Direction of preconditioned gradients
The paper also looks at comparing the direction of the natural gradient with the empirical Fisher-corrected gradients, and finds that the EF gradient often tries to go in a very different direction than the natural gradient.
It's also interesting to look at the projection of the EF gradient onto the original gradient, to see how big an EF-gradient update is in the direction of normal gradient descent.

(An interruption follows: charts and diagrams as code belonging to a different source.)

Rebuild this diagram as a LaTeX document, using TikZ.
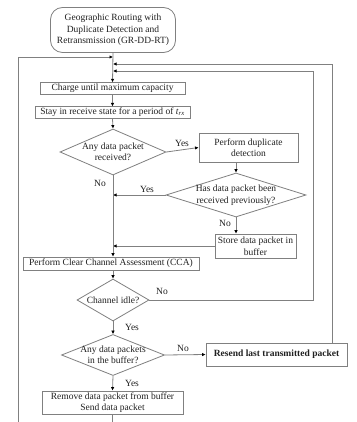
\documentclass[tikz,border=0pt]{standalone}
\usepackage{fontspec}
\setmainfont{Liberation Serif}
\usetikzlibrary{shapes.geometric,arrows.meta}
\definecolor{linegray}{HTML}{808080}
\definecolor{txt}{HTML}{202020}
\tikzset{
  box/.style={draw=linegray, line width=0.8pt, rectangle, inner sep=0pt, align=center, text=txt, font=\fontsize{9.5}{11.5}\selectfont},
  dia/.style={draw=linegray, line width=0.8pt, diamond, inner sep=0pt},
  dtext/.style={align=center, text=txt, font=\fontsize{9.5}{11.5}\selectfont},
  lbl/.style={text=txt, font=\fontsize{9.5}{11.5}\selectfont, inner sep=0pt},
  conn/.style={draw=linegray, line width=0.8pt},
  arr/.style={conn, -{Latex[length=3.5pt,width=3.5pt,color=black]}},
}
\begin{document}
\begin{tikzpicture}[x=1pt,y=-1pt]
\useasboundingbox (0,0) rectangle (356,422);
\clip (0,0) rectangle (356,422);
\fill[white] (0,0) rectangle (356,422);

\node[box, rounded corners=12pt, minimum width=125pt, minimum height=45pt] (start) at (113,30)
  {Geographic Routing with\\Duplicate Detection and\\Retransmission (GR-DD-RT)};
\node[box, minimum width=145pt, minimum height=11.5pt] (charge) at (112.5,88.5) {Charge until maximum capacity};
\node[box, minimum width=155pt, minimum height=11.5pt] (stay) at (112.5,112.5) {Stay in receive state for a period of \textit{t}\textsubscript{\textit{rx}}};
\node[dia, minimum width=106pt, minimum height=46pt, label={[dtext]center:Any data packet\\received?}] (d1) at (113,152) {};
\node[box, minimum width=99pt, minimum height=29pt] (dup) at (248.5,147.5) {Perform duplicate\\detection};
\node[dia, minimum width=140pt, minimum height=44pt, label={[dtext]center:Has data packet been\\received previously?}] (d2) at (236,195) {};
\node[box, minimum width=81pt, minimum height=24pt] (store) at (255.5,246) {Store data packet in\\buffer};
\node[box, minimum width=176pt, minimum height=13pt] (cca) at (111,263.5) {Perform Clear Channel Assessment (CCA)};
\node[dia, minimum width=72pt, minimum height=42pt, label={[dtext]center:Channel idle?}] (ci) at (113,300) {};
\node[dia, minimum width=103pt, minimum height=41pt, label={[dtext]center:Any data packets\\in the buffer?}] (d3) at (113,355) {};
\node[box, minimum width=141pt, minimum height=23pt, font=\fontsize{9.5}{11.5}\selectfont\bfseries] (resend) at (276.5,354.5) {Resend last transmitted packet};
\node[box, minimum width=141pt, minimum height=23pt] (remove) at (112.5,402.5) {Remove data packet from buffer\\Send data packet};

\coordinate (j1) at (113,57);
\coordinate (j2) at (113,64);
\coordinate (j3) at (113,71);
\coordinate (j4) at (113,195);
\coordinate (j5) at (113,246);
\coordinate (bl) at (18,440);
\coordinate (rr) at (332,64);
\coordinate (cr) at (313,71);

\draw[arr] (start.south) -- (charge.north);
\draw[arr] (remove.south) -- (remove.south |- bl) -- (bl) -- (bl |- j1) -- (j1);
\draw[arr] (resend.north -| rr) -- (rr) -- (j2);
\draw[arr] (ci.east) -- (ci.east -| cr) -- (cr) -- (j3);
\draw[arr] (charge.south) -- (stay.north);
\draw[arr] (stay.south) -- (d1.north);
\draw[arr] (d1.east) -- (dup.west);
\draw[arr] (dup.south -| d2.north) -- (d2.north);
\draw[arr] (d2.west) -- (j4);
\draw[arr] (d2.south) -- (d2.south |- store.north);
\draw[arr] (store.west) -- (j5);
\draw[arr] (d1.south) -- (cca.north -| d1.south);
\draw[arr] (cca.south -| ci.north) -- (ci.north);
\draw[arr] (ci.south) -- (d3.north);
\draw[arr] (d3.east) -- (resend.west);
\draw[arr] (d3.south) -- (remove.north);

\node[lbl] (l1) at (182,143) {Yes};
\node[lbl] (l2) at (100,183) {No};
\node[lbl] (l3) at (147,189) {Yes};
\node[lbl] (l4) at (225,223) {No};
\node[lbl] (l5) at (162,291) {No};
\node[lbl] (l6) at (132,327) {Yes};
\node[lbl] (l7) at (183,348) {No};
\node[lbl] (l8) at (132,383) {Yes};
\end{tikzpicture}
\end{document}
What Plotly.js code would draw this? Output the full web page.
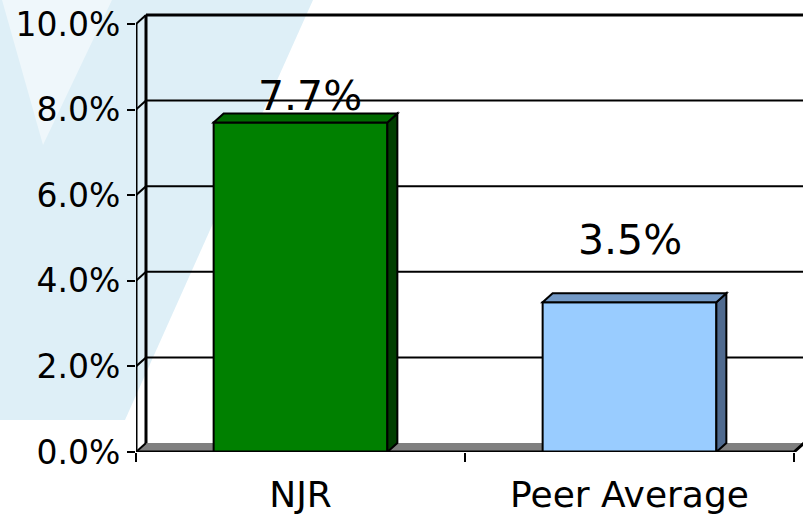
<!DOCTYPE html>
<html><head><meta charset="utf-8">
<script src="https://cdn.plot.ly/plotly-3.0.1.min.js"></script>
<style>html,body{margin:0;padding:0;background:#fff;} #chart{width:803px;height:519px;}</style>
</head><body><div id="chart"></div>
<script>
// ---- data ----
const categories = ['NJR', 'Peer Average'];
const values = [7.7, 3.5];
const yTickValues = [0, 2, 4, 6, 8, 10];
const yTickLabels = ['0.0%', '2.0%', '4.0%', '6.0%', '8.0%', '10.0%'];
const frontColors = ['#008000', '#99CCFF'];
const topColors = ['#006A00', '#7399C6'];
const sideColors = ['#003F00', '#4F6A8F'];

// ---- geometry (style) ----
const W = 803, H = 519, mL = 136, mR = 0, mT = 10, mB = 67;
const plotW = W - mL - mR, plotH = H - mT - mB;
const unitX = 329, unitY = 42.8;
const xMin = -0.5, xMax = xMin + plotW / unitX;
const yMax = plotH / unitY;
const dx = 10 / unitX, dy = 9 / unitY;
const halfW = 0.264;
const labelShift = [{x: 9, y: 0}, {x: 0, y: 36}];

const xs = categories.map((c, i) => i);
const boundaries = [];
for (let i = 0; i <= categories.length; i++) boundaries.push(i - 0.5);
const xEnd = boundaries[boundaries.length - 1];

function px(x) { return (x - mL) / plotW; }
function py(y) { return (H - mB - y) / plotH; }

const shapes = [];
// watermark (decorative background)
shapes.push({type: 'path', xref: 'paper', yref: 'paper', layer: 'below',
  path: `M${px(0)},${py(0)} L${px(313)},${py(0)} L${px(125)},${py(420)} L${px(0)},${py(420)} Z`,
  fillcolor: '#DEEFF7', line: {width: 0}});
shapes.push({type: 'path', xref: 'paper', yref: 'paper', layer: 'below',
  path: `M${px(2)},${py(0)} L${px(112)},${py(0)} L${px(43)},${py(145)} Z`,
  fillcolor: 'rgba(255,255,255,0.5)', line: {width: 0}});

// floor
shapes.push({type: 'path', xref: 'x', yref: 'y', layer: 'below',
  path: `M${xMin},0 L${xMin + dx},${dy} L${xEnd + dx},${dy} L${xEnd},0 Z`,
  fillcolor: '#808080', line: {width: 0}});
// back gridlines and connectors
yTickValues.forEach(t => {
  if (t > 0) shapes.push({type: 'line', xref: 'x', yref: 'y', layer: 'below',
    x0: xMin + dx, x1: xMax + 1, y0: t + dy, y1: t + dy, line: {color: '#000', width: t === 10 ? 3 : 2}});
  shapes.push({type: 'line', xref: 'x', yref: 'y', layer: 'below',
    x0: xMin, x1: xMin + dx, y0: t, y1: t + dy, line: {color: '#000', width: 2}});
});
// back wall left edge
shapes.push({type: 'line', xref: 'x', yref: 'y', layer: 'below',
  x0: xMin + dx, x1: xMin + dx, y0: dy, y1: yTickValues[yTickValues.length - 1] + dy, line: {color: '#000', width: 3}});

// bar 3D faces
values.forEach((v, i) => {
  const l = xs[i] - halfW, r = xs[i] + halfW;
  shapes.push({type: 'path', xref: 'x', yref: 'y', layer: 'above',
    path: `M${r},0 L${r},${v} L${r + dx},${v + dy} L${r + dx},${dy} Z`,
    fillcolor: sideColors[i], line: {color: '#000', width: 2}});
  shapes.push({type: 'path', xref: 'x', yref: 'y', layer: 'above',
    path: `M${l},${v} L${l + dx},${v + dy} L${r + dx},${v + dy} L${r},${v} Z`,
    fillcolor: topColors[i], line: {color: '#000', width: 2}});
});
// front axes
shapes.push({type: 'line', xref: 'x', yref: 'y', layer: 'above',
  x0: xMin, x1: xMin, y0: 0, y1: yTickValues[yTickValues.length - 1], line: {color: '#000', width: 3}});
shapes.push({type: 'path', xref: 'x', yref: 'y', layer: 'above',
  path: `M${xMin},0 L${xEnd},0 L${xEnd + dx},${dy}`, line: {color: '#000', width: 3}});

const annotations = values.map((v, i) => ({
  x: xs[i], y: v, xref: 'x', yref: 'y', text: v.toFixed(1) + '%', showarrow: false,
  yanchor: 'bottom', xanchor: 'center', xshift: labelShift[i].x, yshift: labelShift[i].y,
  font: {family: 'DejaVu Sans', size: 41, color: '#000'}
}));

const trace = {
  type: 'bar', x: xs, y: values, width: halfW * 2,
  marker: {color: frontColors, line: {color: '#000', width: 2}},
  hoverinfo: 'skip', showlegend: false
};

const layout = {
  width: W, height: H,
  margin: {l: mL, r: mR, t: mT, b: mB, pad: 0},
  paper_bgcolor: '#FFFFFF', plot_bgcolor: 'rgba(0,0,0,0)',
  showlegend: false,
  font: {family: 'DejaVu Sans', color: '#000'},
  xaxis: {
    type: 'linear', range: [xMin, xMax], fixedrange: true,
    tickmode: 'array', tickvals: xs, ticktext: categories, ticks: '',
    tickfont: {family: 'DejaVu Sans', size: 36, color: '#000'},
    ticklabelstandoff: 18,
    minor: {tickmode: 'array', tickvals: boundaries, ticks: 'outside', ticklen: 9, tickwidth: 2, tickcolor: '#000', showgrid: false},
    showgrid: false, zeroline: false, showline: false
  },
  yaxis: {
    range: [0, yMax], fixedrange: true,
    tickmode: 'array', tickvals: yTickValues, ticktext: yTickLabels,
    ticks: 'outside', ticklen: 8, tickwidth: 2, tickcolor: '#000',
    tickfont: {family: 'DejaVu Sans', size: 33, color: '#000'},
    showgrid: false, zeroline: false, showline: false
  },
  shapes: shapes,
  annotations: annotations
};

Plotly.newPlot('chart', [trace], layout, {staticPlot: true, displayModeBar: false});
</script>
</body></html>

The gradient for a single datapoint $(x_n, y_n)$ is g_n = -\nabla_\theta \log p_\theta(y_n\vert x_n). If we use the EF matrix as preconditioner, the gradient is modifierd to $\tilde{g}_n = \tilde{F}^{-1}g_n = -\tilde{F}^{-1} \nabla_\theta \log p_\theta(y_n\vert x_n)$. Let's look at the inner product $g^\top_n\tilde{g}_n$ on average over the dataset $p_\mathcal{D}$:
\begin{align}
\mathbb{E}_{p_\mathcal{D}} g^\top_n\tilde{g}_n &= \mathbb{E}_{p_\mathcal{D}}g^\top_n\tilde{F}^{-1}g_n \\
&= \operatorname{tr} \mathbb{E}_{p_\mathcal{D}} g^\top_n\tilde{F}^{-1}g_n\\
&= \operatorname{tr}\mathbb{E}_{p_\mathcal{D}} g_ng^\top_n \tilde{F}^{-1}\\
&= \operatorname{tr} \tilde{F}\tilde{F}^{-1}\\
&= D,
\end{align}
where $D$ is the dimensionality of $\theta$. This means that the projection of the EF gradient to the original gradient is constant. Since the length of the gradient $g_n$ can change as a function of $\theta$, this implies that, weirdly, there is an inverse relationship between the norm of $g_n$ and the norm of $\tilde{g}_n$ when projected in the same direction. On the whole, this is consistent with the weird-looking vector field in Figure 1 of the paper.
Summary
In summary, I highly recommend reading this paper. It has a lot more than what I covered here, and it is all explained rather nicely. The main message is clear: think twice (or more) about using empirical Fisher information for pretty much any application.